In a bid to meet the escalating demand for power in the country, the Ministry of Coal has unveiled an ambitious production plan, targeting 1404 million tonnes (MT) of coal by the year 2027 and a staggering 1577 MT by 2030. This initiative comes against the backdrop of the current annual production level of approximately one billion tonnes.
Acknowledging the additional coal requirements for an anticipated 80 gigawatts (GW) of thermal capacity to be added by 2030, the Ministry notes that the coal demand for this expansion would be approximately 400 MT, assuming an 85% Plant Load Factor (PLF). However, this figure may be subject to adjustment based on evolving generation requirements, particularly with contributions from renewable sources.
To ensure an uninterrupted supply of domestic coal to thermal power plants, the Ministry of Coal’s production enhancement plan encompasses the opening of new mines, expanding existing capacities, and leveraging production from captive/commercial mines. All three operational components have well-defined plans for further augmentation.
The projected production figures for 2027 and 2030 far surpass the anticipated domestic requirements of thermal power plants, including those for the envisaged additional capacity.
India’s coal production marks 12% YoY Growth
As of the current year, coal stocks have begun to accumulate, with thermal power plants boasting a stockpile of around 20 MT and mines holding 41.59 MT. The total stock, inclusive of transit and captive mines, stands at 73.56 MT, marking a 12% year-on-year growth compared to the previous year’s 65.56 MT.

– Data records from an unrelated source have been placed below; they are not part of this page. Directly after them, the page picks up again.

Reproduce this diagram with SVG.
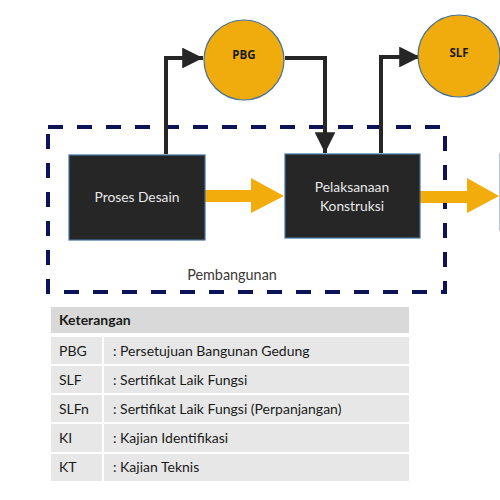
<svg xmlns="http://www.w3.org/2000/svg" width="500" height="500" viewBox="0 0 500 500">
<style>
  .box{fill:#262626;stroke:#41719c;stroke-width:1.2}
  .boxtxt{font-family:Lato,"Open Sans",sans-serif;font-size:13.8px;fill:#e8e8e8;text-anchor:middle}
  .circ{fill:#f0ab0c;stroke:#41719c;stroke-width:1.2}
  .ctxt{font-family:"Open Sans",Lato,sans-serif;font-size:11.5px;font-weight:bold;fill:#1a1a1a;text-anchor:middle}
  .conn{fill:none;stroke:#262626;stroke-width:4}
  .flow{fill:#f2ac0c}
  .dash{fill:none;stroke:#0c1457;stroke-width:4;stroke-dasharray:15 14}
  .hdr{fill:#d9d9d9}
  .row{fill:#e7e7e7}
  .ltxt{font-family:Lato,"Open Sans",sans-serif;font-size:14px;fill:#1a1a1a}
</style>
<defs>
  <marker id="ah" viewBox="0 0 10 10" refX="10" refY="5" markerWidth="5.2" markerHeight="5.2" markerUnits="strokeWidth" orient="auto">
    <path d="M0,0 L10,5 L0,10 z" fill="#262626"/>
  </marker>
</defs>

<rect x="48" y="127" width="397" height="165" class="dash"/>
<text x="232" y="280" style="font-family:Lato,'Open Sans',sans-serif;font-size:14.4px;fill:#3b3838;text-anchor:middle">Pembangunan</text>

<g id="connectors">
  <path class="conn" d="M166,154 V58 H203" marker-end="url(#ah)"/>
  <path class="conn" d="M285,58 H325 V153" marker-end="url(#ah)"/>
  <path class="conn" d="M381,153 V57 H420" marker-end="url(#ah)"/>
  <path class="flow" d="M205,190 H251 V178 L284,196 L251,213 V202 H205 z"/>
  <path class="flow" d="M420,191 H467 V178 L499,196 L467,213 V203 H420 z"/>
</g>

<g id="pbg">
  <circle class="circ" cx="244" cy="60" r="40"/>
  <text class="ctxt" x="244" y="59">PBG</text>
</g>
<g id="slf">
  <circle class="circ" cx="459" cy="56" r="41"/>
  <text class="ctxt" x="459" y="57">SLF</text>
</g>

<g id="proses-desain">
  <rect class="box" x="69" y="155" width="136" height="85"/>
  <text class="boxtxt" x="137" y="202">Proses Desain</text>
</g>
<g id="pelaksanaan-konstruksi">
  <rect class="box" x="285" y="154" width="135" height="84"/>
  <text class="boxtxt" x="352" y="192">Pelaksanaan</text>
  <text class="boxtxt" x="352" y="211">Konstruksi</text>
</g>
<g id="next-box">
  <line x1="499.5" y1="153" x2="499.5" y2="231" stroke="#b9c5d8" stroke-width="1.2"/>
</g>

<g id="legend">
  <rect class="hdr" x="51" y="307" width="358" height="26"/>
  <text class="ltxt" x="59" y="325" font-weight="bold">Keterangan</text>
  <rect class="row" x="51" y="337" width="51" height="27"/>
  <rect class="row" x="104" y="337" width="305" height="27"/>
  <rect class="row" x="51" y="366" width="51" height="27"/>
  <rect class="row" x="104" y="366" width="305" height="27"/>
  <rect class="row" x="51" y="395" width="51" height="27"/>
  <rect class="row" x="104" y="395" width="305" height="27"/>
  <rect class="row" x="51" y="424" width="51" height="28"/>
  <rect class="row" x="104" y="424" width="305" height="28"/>
  <rect class="row" x="51" y="454" width="51" height="27"/>
  <rect class="row" x="104" y="454" width="305" height="27"/>
  <text class="ltxt" x="59" y="356">PBG</text>
  <text class="ltxt" x="113" y="356">: Persetujuan Bangunan Gedung</text>
  <text class="ltxt" x="59" y="385">SLF</text>
  <text class="ltxt" x="113" y="385">: Sertifikat Laik Fungsi</text>
  <text class="ltxt" x="59" y="414">SLFn</text>
  <text class="ltxt" x="113" y="414">: Sertifikat Laik Fungsi (Perpanjangan)</text>
  <text class="ltxt" x="59" y="443">KI</text>
  <text class="ltxt" x="113" y="443">: Kajian Identifikasi</text>
  <text class="ltxt" x="59" y="472">KT</text>
  <text class="ltxt" x="113" y="472">: Kajian Teknis</text>
</g>
</svg>
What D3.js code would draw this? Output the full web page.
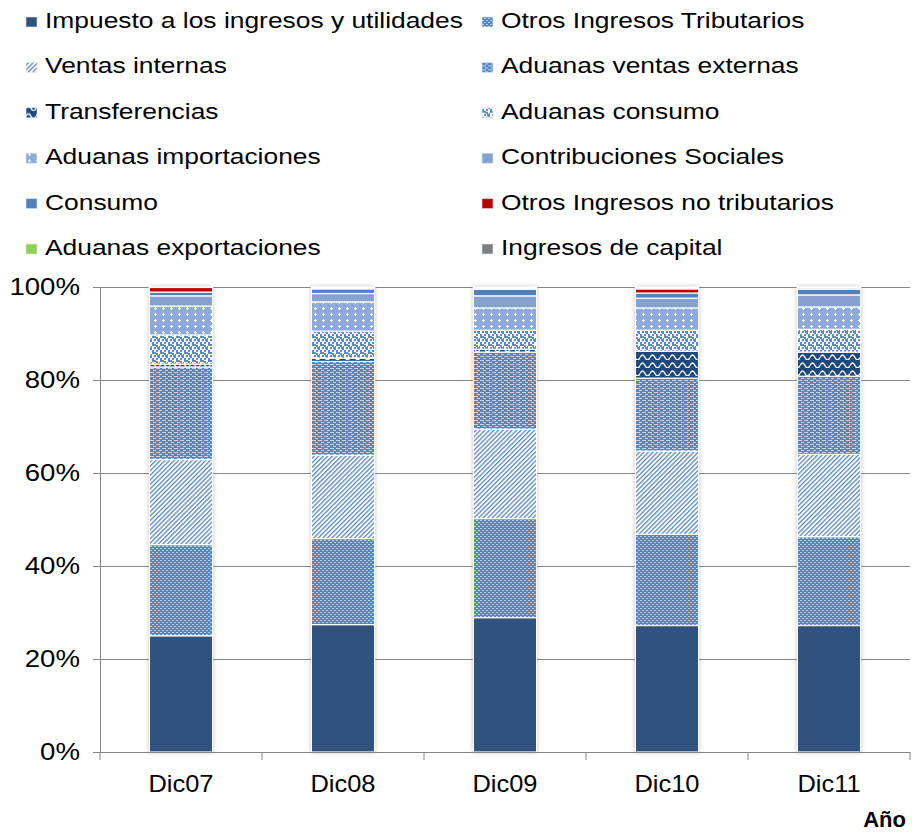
<!DOCTYPE html>
<html>
<head>
<meta charset="utf-8">
<script src="https://cdn.jsdelivr.net/npm/d3@7"></script>
<style>
  body { margin: 0; background: #fff; }
  text { font-family: "Liberation Sans", Arial, sans-serif; fill: #000; }
</style>
</head>
<body>
<div id="chart"></div>
<script>
// data (percent of total revenue)
const years = ["Dic07", "Dic08", "Dic09", "Dic10", "Dic11"];
const seriesNames = [
  "Impuesto a los ingresos y utilidades", "Otros Ingresos Tributarios",
  "Ventas internas", "Aduanas ventas externas",
  "Transferencias", "Aduanas consumo",
  "Aduanas importaciones", "Contribuciones Sociales",
  "Consumo", "Otros Ingresos no tributarios",
  "Aduanas exportaciones", "Ingresos de capital"
];
const impuesto      = [25.0, 27.4, 28.9, 27.2, 27.2];
const otrosTrib     = [19.6, 18.5, 21.3, 19.6, 19.1];
const ventasInt     = [18.3, 17.9, 19.2, 17.9, 17.7];
const aduVentasExt  = [19.9, 20.2, 16.6, 15.7, 16.8];
const transferencias= [0.6, 0.7, 0.6, 5.8, 5.2];
const aduConsumo    = [6.3, 5.8, 4.1, 4.5, 4.9];
const aduImport     = [6.2, 6.3, 4.8, 4.8, 4.8];
const contribSoc    = [2.2, 1.8, 2.6, 2.1, 2.6];
const consumo       = [0.8, 1.0, 1.4, 1.1, 1.2];
const otrosNoTrib   = [1.0, 0.2, 0.2, 0.9, 0.3];
const aduExport     = [0.05, 0.1, 0.1, 0.2, 0.1];
const ingCapital    = [0.05, 0.1, 0.2, 0.2, 0.1];
const seriesValues = [impuesto, otrosTrib, ventasInt, aduVentasExt, transferencias,
  aduConsumo, aduImport, contribSoc, consumo, otrosNoTrib, aduExport, ingCapital];
const yTicks = [0, 0.2, 0.4, 0.6, 0.8, 1];

function drawChart() {
  // dimensions
  const w = 912;
  const h = 833;
  const padTop = 287;
  const padBot = 81;
  const padLeft = 100;
  const padRight = 2;

  const svg = d3.select("#chart").append("svg")
    .attr("width", w)
    .attr("height", h);

  // fill patterns (Excel style)
  const defs = svg.append("defs");
  const blue = "#4f81bd";

  // small dots
  let p = defs.append("pattern").attr("id", "p-oit").attr("patternUnits", "userSpaceOnUse")
    .attr("width", 4).attr("height", 4);
  p.append("rect").attr("width", 4).attr("height", 4).attr("fill", "#5386c3");
  p.append("rect").attr("x", 0).attr("y", 0).attr("width", 2).attr("height", 1).attr("fill", "#bcd0ea");
  p.append("rect").attr("x", 2).attr("y", 2).attr("width", 2).attr("height", 1).attr("fill", "#bcd0ea");

  // upward diagonal
  p = defs.append("pattern").attr("id", "p-vi").attr("patternUnits", "userSpaceOnUse")
    .attr("width", 3.2).attr("height", 3.2).attr("patternTransform", "rotate(45)");
  p.append("rect").attr("width", 3.2).attr("height", 3.2).attr("fill", "#fff");
  p.append("rect").attr("width", 1.3).attr("height", 3.2).attr("fill", "#5a89c4");

  // dashes
  p = defs.append("pattern").attr("id", "p-ave").attr("patternUnits", "userSpaceOnUse")
    .attr("width", 6).attr("height", 4);
  p.append("rect").attr("width", 6).attr("height", 4).attr("fill", "#5386c3");
  p.append("rect").attr("x", 0).attr("y", 0).attr("width", 4).attr("height", 1).attr("fill", "#c6d7ee");
  p.append("rect").attr("x", 3).attr("y", 2).attr("width", 4).attr("height", 1).attr("fill", "#c6d7ee");

  // wave
  p = defs.append("pattern").attr("id", "p-tr").attr("patternUnits", "userSpaceOnUse")
    .attr("width", 10).attr("height", 8);
  p.append("rect").attr("width", 10).attr("height", 8).attr("fill", "#1f497d");
  p.append("path").attr("d", "M0,5.5 Q2.5,0.5 5,5.5 T10,5.5").attr("fill", "none")
    .attr("stroke", "#fff").attr("stroke-width", 1.3);

  // confetti
  p = defs.append("pattern").attr("id", "p-ac").attr("patternUnits", "userSpaceOnUse")
    .attr("width", 8).attr("height", 8);
  p.append("rect").attr("width", 8).attr("height", 8).attr("fill", "#fff");
  [[0, 0], [4, 1], [2, 3], [6, 4], [0, 6], [4, 6], [7, 2], [2, 0], [5, 3]].forEach(([x, y]) =>
    p.append("rect").attr("x", x).attr("y", y).attr("width", 2).attr("height", 2).attr("fill", "#5a89c4"));

  // plus grid
  p = defs.append("pattern").attr("id", "p-ai").attr("patternUnits", "userSpaceOnUse")
    .attr("width", 8).attr("height", 6);
  p.append("rect").attr("width", 8).attr("height", 6).attr("fill", "#8eaadb");
  p.append("rect").attr("x", 2).attr("y", 2).attr("width", 3).attr("height", 1).attr("fill", "#fff");
  p.append("rect").attr("x", 3).attr("y", 1).attr("width", 1).attr("height", 3).attr("fill", "#fff");

  const fills = ["#31527c", "url(#p-oit)", "url(#p-vi)", "url(#p-ave)", "url(#p-tr)",
    "url(#p-ac)", "url(#p-ai)", "#86a1cf", blue, "#c00000", "#92d050", "#7f7f7f"];
  const color = d3.scaleOrdinal().domain(seriesNames).range(fills);

  // shadow for bars
  defs.append("filter").attr("id", "shadow").attr("x", "-30%").attr("y", "-5%")
    .attr("width", "160%").attr("height", "110%")
    .append("feDropShadow").attr("dx", 0).attr("dy", 0).attr("stdDeviation", 2.2)
    .attr("flood-color", "#000").attr("flood-opacity", 0.35);

  // scales
  const xScale = d3.scaleBand()
    .domain(years)
    .range([padLeft, w - padRight])
    .paddingInner(0.61)
    .paddingOuter(0.305);
  const yScale = d3.scaleLinear()
    .domain([0, 1])
    .range([h - padBot, padTop]);

  // gridlines
  svg.append("g")
    .attr("transform", `translate(${padLeft}, 0)`)
    .call(d3.axisLeft(yScale).tickValues(yTicks.slice(1)).tickSize(-(w - padRight - padLeft)).tickFormat(""))
    .call(g => g.select(".domain").remove())
    .call(g => g.selectAll("line").attr("stroke", "#868686"));

  // stacked data
  const rows = years.map((yr, i) => {
    const r = { year: yr };
    seriesNames.forEach((s, j) => r[s] = seriesValues[j][i]);
    return r;
  });
  const stacked = d3.stack().keys(seriesNames).offset(d3.stackOffsetExpand)(rows);

  // bar shadows
  svg.append("g").selectAll("rect")
    .data(years)
    .join("rect")
    .attr("x", d => xScale(d))
    .attr("y", yScale(1))
    .attr("width", xScale.bandwidth())
    .attr("height", yScale(0) - yScale(1))
    .attr("fill", "#fff")
    .attr("filter", "url(#shadow)");

  // bars
  svg.append("g").selectAll("g")
    .data(stacked)
    .join("g")
    .attr("fill", d => color(d.key))
    .selectAll("rect")
    .data(d => d)
    .join("rect")
    .attr("x", d => xScale(d.data.year))
    .attr("y", d => yScale(d[1]))
    .attr("width", xScale.bandwidth())
    .attr("height", d => Math.max(0, yScale(d[0]) - yScale(d[1])))
    .attr("stroke", "#fff")
    .attr("stroke-width", 1.2);

  // Y axis
  const yAxis = svg.append("g")
    .attr("transform", `translate(${padLeft}, 0)`)
    .call(d3.axisLeft(yScale).tickValues(yTicks).tickSize(7).tickPadding(12).tickFormat(d3.format(".0%")));
  yAxis.selectAll("line, .domain").attr("stroke", "#868686");
  yAxis.selectAll("text")
    .attr("x", 0)
    .attr("transform", "translate(-20, 0) scale(1.15, 1)")
    .attr("font-size", 24).attr("fill", "#000")
    .style("font-family", "'Liberation Sans', Arial, sans-serif");

  // X axis (labels centered, tick marks between categories)
  const xAxis = svg.append("g")
    .attr("transform", `translate(0, ${h - padBot})`)
    .call(d3.axisBottom(xScale).tickSize(0).tickPadding(23));
  xAxis.select(".domain").attr("stroke", "#868686");
  xAxis.selectAll("text")
    .attr("transform", "scale(1.06, 1)")
    .attr("font-size", 24).attr("fill", "#000")
    .style("font-family", "'Liberation Sans', Arial, sans-serif");
  const bounds = d3.range(years.length + 1).map(i => xScale.range()[0] + i * xScale.step());
  xAxis.selectAll(".bound").data(bounds).join("line")
    .attr("class", "bound")
    .attr("x1", d => d).attr("x2", d => d)
    .attr("y1", 0).attr("y2", 8)
    .attr("stroke", "#868686");

  // axis title
  svg.append("text")
    .attr("x", 906).attr("y", 827)
    .attr("text-anchor", "end")
    .attr("font-size", 22)
    .attr("font-weight", "bold")
    .text("Año");

  // legend
  const legend = svg.append("g");
  const items = legend.selectAll("g")
    .data(seriesNames)
    .join("g")
    .attr("transform", (d, i) => `translate(${i % 2 === 0 ? 26 : 482}, ${28 + Math.floor(i / 2) * 45.4})`);
  items.append("rect")
    .attr("x", 0).attr("y", -11)
    .attr("width", 11).attr("height", 10)
    .attr("fill", d => color(d))
    .attr("stroke", "#dde6f2").attr("stroke-width", 0.6);
  items.append("text")
    .attr("transform", "translate(19, 0) scale(1.2, 1)")
    .attr("font-size", 22)
    .text(d => d);
}

document.addEventListener("DOMContentLoaded", () => {
  drawChart();
});
</script>
</body>
</html>
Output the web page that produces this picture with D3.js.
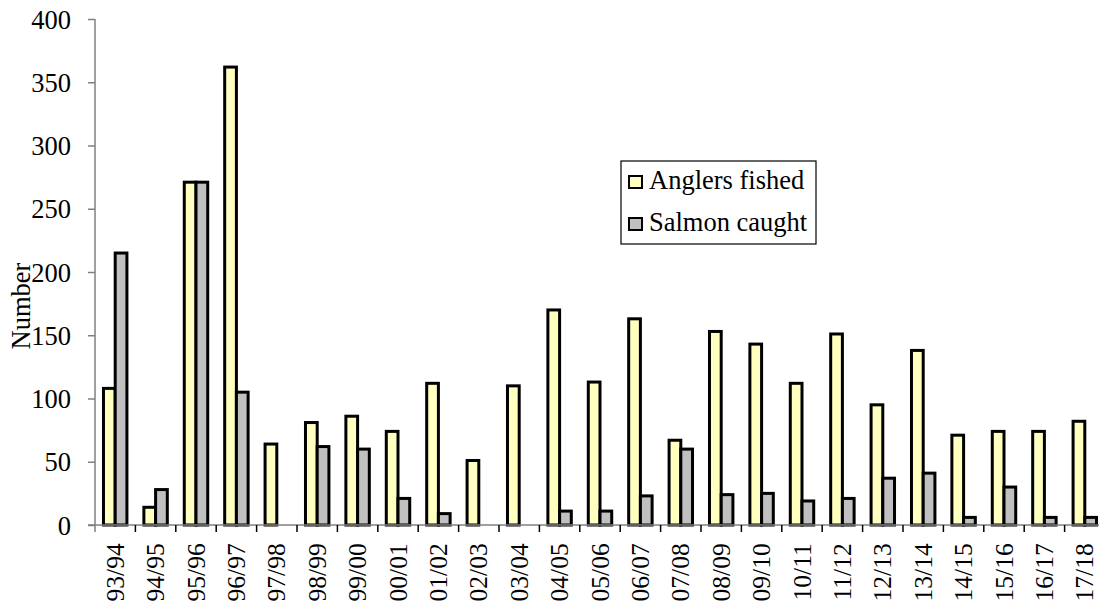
<!DOCTYPE html>
<html>
<head>
<meta charset="utf-8">
<script src="https://cdn.jsdelivr.net/npm/d3@7"></script>
<style>
  html, body { margin: 0; padding: 0; background: #fff; }
  svg { display: block; }
  svg text { font-family: "Liberation Serif", Tinos, "Times New Roman", Times, "DejaVu Serif", serif !important; fill: #000; }
</style>
</head>
<body>
<svg id="chart" width="1099" height="606"></svg>
<script>
const categories = ["93/94","94/95","95/96","96/97","97/98","98/99","99/00","00/01","01/02","02/03","03/04","04/05","05/06","06/07","07/08","08/09","09/10","10/11","11/12","12/13","13/14","14/15","15/16","16/17","17/18"];
const anglersFished = [108,14,271,362,64,81,86,74,112,51,110,170,113,163,67,153,143,112,151,95,138,71,74,74,82];
const salmonCaught = [215,28,271,105,0,62,60,21,9,0,0,11,11,23,60,24,25,19,21,37,41,6,30,6,6];
const yTicks = [0,50,100,150,200,250,300,350,400];
const seriesNames = ["Anglers fished","Salmon caught"];
const seriesColors = ["#FFFFC0","#C0C0C0"];

const svg = d3.select("#chart");
const mLeft = 95, mRight = 1105, mTop = 19, mBottom = 525;
const FONT = '"Liberation Serif", Tinos, "Times New Roman", Times, "DejaVu Serif", serif';
const FS = 26.5, FSX = 25.5;

const x = d3.scaleBand().domain(categories).range([mLeft, mRight]).padding(0);
const y = d3.scaleLinear().domain([0, 400]).range([mBottom, mTop]);
const bw = x.bandwidth() * 0.29;

// Bars
const series = [anglersFished, salmonCaught];
series.forEach((vals, si) => {
  svg.append("g").selectAll("rect")
    .data(categories.map((c, i) => ({c, v: vals[i]})).filter(d => d.v > 0))
    .join("rect")
    .attr("x", d => x(d.c) + x.bandwidth() / 2 - bw + si * bw)
    .attr("y", d => y(d.v))
    .attr("width", bw)
    .attr("height", d => y(0) - y(d.v))
    .attr("fill", seriesColors[si])
    .attr("stroke", "#000")
    .attr("stroke-width", 3);
});

// Y axis
const yAxis = svg.append("g").attr("transform", `translate(${mLeft},0)`)
  .call(d3.axisLeft(y).tickValues(yTicks).tickSize(7).tickPadding(9).tickSizeOuter(0));
yAxis.attr("font-family", FONT).attr("font-size", FS);
yAxis.select(".domain").attr("stroke", "#808080").attr("stroke-width", 1.5)
  .attr("d", `M0,${mTop}V${mBottom + 7}`);
yAxis.selectAll(".tick line").attr("stroke", "#808080").attr("stroke-width", 1.5);
yAxis.selectAll(".tick text").attr("fill", "#000")
  .attr("x", -24).attr("dy", "0.34em");

// X axis
const xAxis = svg.append("g").attr("transform", `translate(0,${mBottom})`)
  .call(d3.axisBottom(x).tickSize(0).tickSizeOuter(0));
xAxis.attr("font-family", FONT).attr("font-size", FSX);
xAxis.select(".domain").attr("stroke", "#808080").attr("stroke-width", 1.5)
  .attr("d", `M${mLeft - 7},0H${mRight}`);
xAxis.selectAll(".tick line").remove();
xAxis.selectAll(".tick text")
  .attr("fill", "#000")
  .attr("transform", "rotate(-90)")
  .attr("x", -18.3).attr("y", 0).attr("dy", "0.34em")
  .style("text-anchor", "end");
// boundary ticks
xAxis.append("g").selectAll("line")
  .data(categories.slice(1))
  .join("line")
  .attr("x1", d => x(d)).attr("x2", d => x(d))
  .attr("y1", 0).attr("y2", 7)
  .attr("stroke", "#000").attr("stroke-width", 1.5);

// Y label
svg.append("text")
  .attr("transform", "translate(29.5,306) rotate(-90)")
  .attr("text-anchor", "middle")
  .attr("font-family", FONT)
  .attr("font-size", FS)
  .text("Number");

// Legend
const lg = svg.append("g").attr("transform", "translate(621,161)");
lg.append("rect").attr("width", 195).attr("height", 83)
  .attr("fill", "#fff").attr("stroke", "#000").attr("stroke-width", 1.2);
seriesNames.forEach((name, i) => {
  const yy = 15 + i * 42;
  lg.append("rect").attr("x", 8).attr("y", yy).attr("width", 13).attr("height", 12)
    .attr("fill", seriesColors[i]).attr("stroke", "#000").attr("stroke-width", 2);
  lg.append("text")
    .attr("x", 28).attr("y", yy + 13.3)
    .attr("font-family", FONT)
    .attr("font-size", FS).text(name);
});
</script>
</body>
</html>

The collaborative efforts of the Ministries of Coal, Power, and Railways are evident in their close coordination, ensuring smooth coal supplies. Notably, despite a low stock scenario earlier in the year, a steady buildup has been witnessed in both thermal power plants and mines.
The growth in power generation from domestic coal-based plants stands at 8.99%, while coal production has seen an impressive 13.02% yearly increase as of the current date. Over the last three months, the demand for thermal power has surged by over 20% compared to the previous year.
The Ministry of Coal remains committed to maintaining a robust production and supply chain to support the burgeoning energy needs of the nation.